"for the love of you" reminds me so cal, from when i was a little girl. reminds me of my dad driving and me sitting shotgun. wind in my face. good times. better days. i think the best days of my life were when i was a little, too young to understand too much and hopefully also the days after college where i'm on my own...living how i want to live. hopefully!
ugh i was supposed to work out today but i didn't get a lot of sleep. i think i slept from 3 to 630am. i'm sluggish. i couldn't sleep last night it was crazy! caffine was all up in my system, but i guess that is my fault. i drank a cup of coffee & i don't know how many cups of tea i had...physically i was exhausted but my mind was going haywire. i layed in bed, closed my eyes, took deep breaths but sleep did not want to claim me; it was frustrating. i was trying to find sleep but my mind wouldn't find any peace at all. it kept thinking about micro: bacillus subtilis, skin diseases, and nervous system diseases. gah...

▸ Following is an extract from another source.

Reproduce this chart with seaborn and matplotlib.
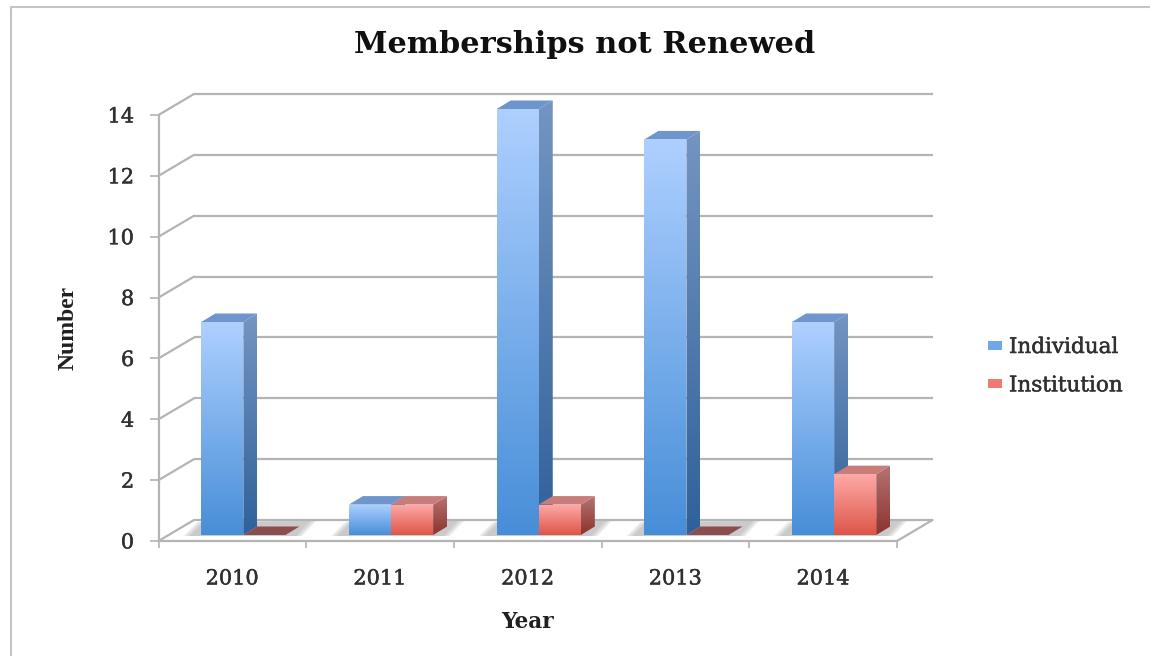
import matplotlib
matplotlib.use('Agg')
import matplotlib.patheffects as pe
import matplotlib.pyplot as plt
import numpy as np
import pandas as pd
import seaborn as sns
from matplotlib.colors import to_rgba
from matplotlib.lines import Line2D
from matplotlib.patches import Patch, Polygon
from matplotlib.transforms import Affine2D, IdentityTransform

years = ['2010', '2011', '2012', '2013', '2014']
individual = [7, 1, 14, 13, 7]
institution = [0, 1, 1, 0, 2]
series_names = ['Individual', 'Institution']
y_ticks = [0, 2, 4, 6, 8, 10, 12, 14]

W, H = 1150, 656
GRID = '#b4b4b4'
TEXT = '#303030'
FONT = 'DejaVu Serif'

# front / side / top colours for each series, (top of bar, bottom of bar)
blue = dict(front=('#aed0ff', '#478ed8'), side=('#7495c2', '#2f6199'), top='#6f96cc')
red = dict(front=('#ffaaa8', '#dd5548'), side=('#b57472', '#8c322e'), top='#c97d7a', flat='#8c4d4e')
styles = {'Individual': blue, 'Institution': red}

sns.set_theme(style='white')
plt.rcParams['font.family'] = [FONT, 'DejaVu Sans']

df = pd.DataFrame({'Year': years * 2,
                   'Series': ['Individual'] * 5 + ['Institution'] * 5,
                   'Number': individual + institution})

fig = plt.figure(figsize=(W / 100, H / 100), dpi=100, facecolor='white')


def px_axes(left, right, top, bottom, **kw):
    return fig.add_axes([left / W, 1 - bottom / H, (right - left) / W, (bottom - top) / H], **kw)


# frame axes: front floor edge and the value axis
ax = px_axes(158.5, 897, 115, 541)
ax.set_xlim(-0.5, 4.5)
ax.set_ylim(0, 14)
ax.patch.set_alpha(0)
sns.despine(ax=ax)
for s in ['left', 'bottom']:
    ax.spines[s].set_color(GRID)
    ax.spines[s].set_linewidth(1.6)
ax.set_yticks(y_ticks)
ax.set_xticks(np.arange(-0.5, 5, 1))
ax.set_xticklabels([])
ax.set_xticks(range(5), labels=years, minor=True)
ax.tick_params(axis='y', length=6.5, width=1.2, color=GRID, labelsize=15, labelcolor=TEXT, pad=11, left=True)
ax.tick_params(axis='x', which='major', length=5, width=1.2, color=GRID, bottom=True)
ax.tick_params(axis='x', which='minor', length=0, pad=20.5, labelsize=15, labelcolor=TEXT)
ax.set_xlabel('Year', fontsize=15.5, fontweight='bold', color='#202020')
ax.xaxis.set_label_coords(0.5, -0.165)
ax.set_ylabel('Number', fontsize=17, fontweight='bold', color='#202020', family='Liberation Serif')
ax.yaxis.set_label_coords(-0.1076, 0.5)
ax.set_title('Memberships not Renewed', x=0.5765, y=1.145, pad=0, fontsize=21.9, fontweight='bold', color='#101010')

stroke = [pe.withStroke(linewidth=0.35, foreground=TEXT)]
for lab in ax.get_yticklabels() + ax.get_xticklabels(minor=True):
    lab.set_path_effects(stroke)

# back wall: same scale shifted into the depth of the chart
back = ax.transData + Affine2D().translate(35.5, 21)
ax.hlines(y_ticks, -0.5, 4.5, colors=GRID, lw=1.6, transform=back, clip_on=False, zorder=1)
for v in y_ticks:
    x0, y0 = ax.transData.transform((-0.5, v))
    ax.add_line(Line2D([x0, x0 + 35.5], [y0, y0 + 21], color=GRID, lw=1.6,
                       transform=IdentityTransform(), clip_on=False, zorder=1))
x1, y1 = ax.transData.transform((4.5, 0))
ax.add_line(Line2D([x1, x1 + 35.5], [y1, y1 + 21], color=GRID, lw=1.6,
                   transform=IdentityTransform(), clip_on=False, zorder=1))

# bars sit slightly inside the floor, so they get their own shifted axes
bar_ax = px_axes(169.5, 908, 109, 535)
bar_ax.patch.set_alpha(0)
sns.barplot(data=df, x='Year', y='Number', hue='Series', hue_order=series_names, order=years,
            palette=['#6fa8e8', '#ee7a70'], width=0.57, gap=0, dodge=True, legend=False, ax=bar_ax)
bar_ax.set_xlim(-0.5, 4.5)
bar_ax.set_ylim(0, 14)
bar_ax.axis('off')


def gradient_poly(verts, top_col, bottom_col, zorder):
    verts = np.array(verts)
    c0, c1 = np.array(to_rgba(top_col)), np.array(to_rgba(bottom_col))
    t = np.linspace(0, 1, 256)[:, None, None]
    grad = (1 - t) * c0[None, None, :] + t * c1[None, None, :]
    im = bar_ax.imshow(grad, extent=(verts[:, 0].min(), verts[:, 0].max(), verts[:, 1].min(), verts[:, 1].max()),
                       origin='upper', aspect='auto', transform=IdentityTransform(), zorder=zorder)
    im.set_clip_box(fig.bbox)
    im.set_clip_path(Polygon(verts, transform=IdentityTransform()))


DX, DY = 14, 8.5
z = 3
bars = []
for name, cont in zip(series_names, bar_ax.containers):
    for b in cont:
        bars.append((b.get_x(), name, b))
bars.sort(key=lambda r: r[0])

# floor shadow, one soft patch per category
for i in range(0, len(bars), 2):
    l = bar_ax.transData.transform((bars[i][2].get_x(), 0))[0]
    r = bar_ax.transData.transform((bars[i + 1][2].get_x() + bars[i + 1][2].get_width(), 0))[0]
    base = H - 535
    for grow in [7, 5.5, 4, 2.5, 1, 0]:
        shadow = [(l - 11 - grow, base - 1), (l + 3 - grow, base + 13), (r + 24 + grow, base + 14), (r + 10 + grow, base - 1)]
        bar_ax.add_patch(Polygon(shadow, closed=True, fc='#b0b0b0', ec='none', alpha=0.16,
                                 transform=IdentityTransform(), clip_on=False, zorder=2))

for _, name, b in bars:
    st = styles[name]
    (xa, ya) = bar_ax.transData.transform((b.get_x(), 0))
    (xb, yb) = bar_ax.transData.transform((b.get_x() + b.get_width(), b.get_height()))
    b.set_visible(False)
    if b.get_height() == 0:
        bar_ax.add_patch(Polygon([(xa, ya), (xb, ya), (xb + DX, ya + DY), (xa + DX, ya + DY)], closed=True,
                                 fc=st['flat'], ec='none', transform=IdentityTransform(), clip_on=False, zorder=z))
        z += 1
        continue
    gradient_poly([(xb, ya), (xb + DX, ya + DY), (xb + DX, yb + DY), (xb, yb)], st['side'][0], st['side'][1], z)
    bar_ax.add_patch(Polygon([(xa, yb), (xb, yb), (xb + DX, yb + DY), (xa + DX, yb + DY)], closed=True,
                             fc=st['top'], ec='none', transform=IdentityTransform(), clip_on=False, zorder=z))
    gradient_poly([(xa, ya), (xb, ya), (xb, yb), (xa, yb)], st['front'][0], st['front'][1], z + 1)
    z += 2

handles = [Patch(fc='#6fa8e8', ec='none'), Patch(fc='#ee7a70', ec='none')]
leg = fig.legend(handles, series_names, loc='upper left', bbox_to_anchor=(988 / W, 1 - 336 / H), frameon=False,
                 fontsize=15.5, handlelength=0.65, handleheight=0.3, handletextpad=0.32, labelspacing=0.76,
                 labelcolor=TEXT, borderpad=0, borderaxespad=0)
for t in leg.get_texts():
    t.set_path_effects(stroke)

# legend keys carry the same gradient as the bars
fig.canvas.draw()
for patch, st in zip(leg.get_patches(), [blue, red]):
    e = patch.get_window_extent()
    gradient_poly([(e.x0, e.y0), (e.x1, e.y0), (e.x1, e.y1), (e.x0, e.y1)], st['front'][0], st['front'][1], z)

bar_ax.set_xlim(-0.5, 4.5)
bar_ax.set_ylim(0, 14)

# picture frame of the screenshot
fig.add_artist(Line2D([10.5 / W, 10.5 / W, 1], [0, 1 - 7 / H, 1 - 7 / H], color='#c4c4c4', lw=1.5))

fig.savefig('out.png', dpi=100, facecolor='white')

but i'm about to shower soon and crack down on some more school work so i'm not entirely unproductive. i have a lot of weight to lose though. i was looking at pictures from last summer..man if i could get that size again i'd be happy.
i heard about the walmart employer that got trampled by the shopping mob--that is a very sad thing. the drive for material cost a man his life...that's just too much. great mall was definitely too much! i don't think i'm black friday shopping again. hahaha..i say that.
yeah, gona shower now, & start the hw.